A break from school would certainly be nice! I spent all day yesterday doing reading for my two literature classes. And then I have two tests to take in two other classes on Thursday; besides that, I have to get a schedule figured out with an elementary school to do observing there in the next few weeks. And, additionally, I am supposed to have an interview at one of the Chamber of Commerce offices in this area (near the school I'm attending, actually). My former boss from Just Perfect got a job there and is interviewing for some kind of part-time position, apparently. She says they don't absolutely need anyone until June (as far as she knows), and I'll be out of school mid-May, so that would possibly work for both of us. A summer and beyond job would be nice, although there's no way I can do anything else before then! I suppose that I should apply to the UofA just to see what financial considerations might come in to play for going there, but I don't know. I'll pray some more.
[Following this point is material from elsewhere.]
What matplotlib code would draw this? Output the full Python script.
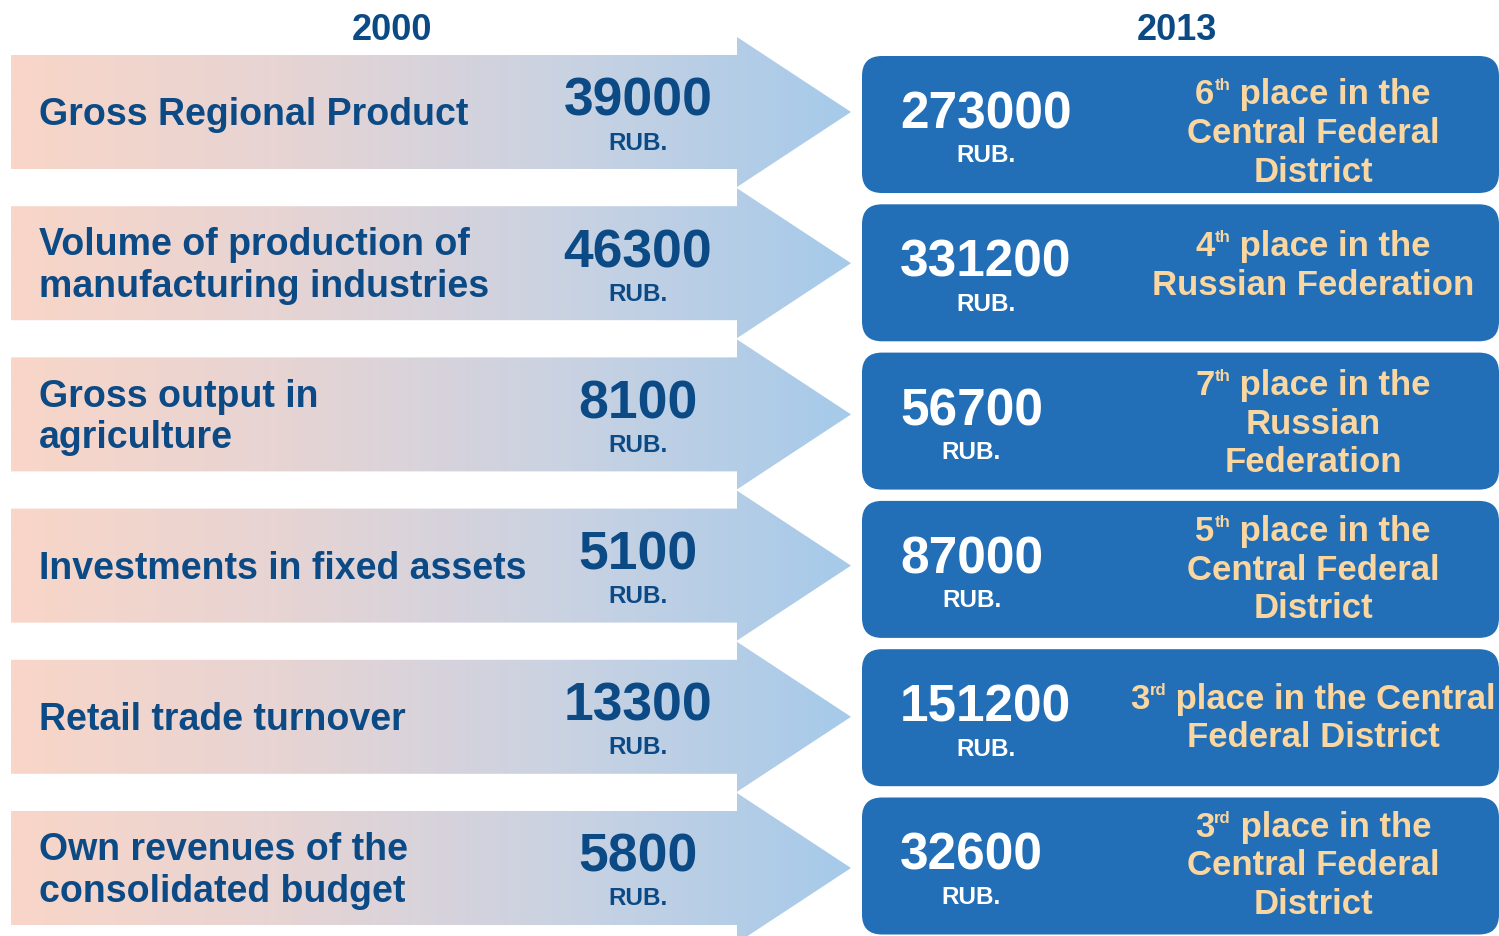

I haven't been very motivated lately.=\ School is kind of overwhelming these days. If I don't get all A's this semester, I'll be completely bummed because I'm trying VERY hard! It doesn't matter because I doubt it will affect whether I get a transfer scholarship (at least for this fall) and I know it won't affect my graduating GPA either from the comm. college or from the university, but I like to know that work pays off.

Enough rambling for an afternoon...time to go find food and finish homework (which I really don't want to do).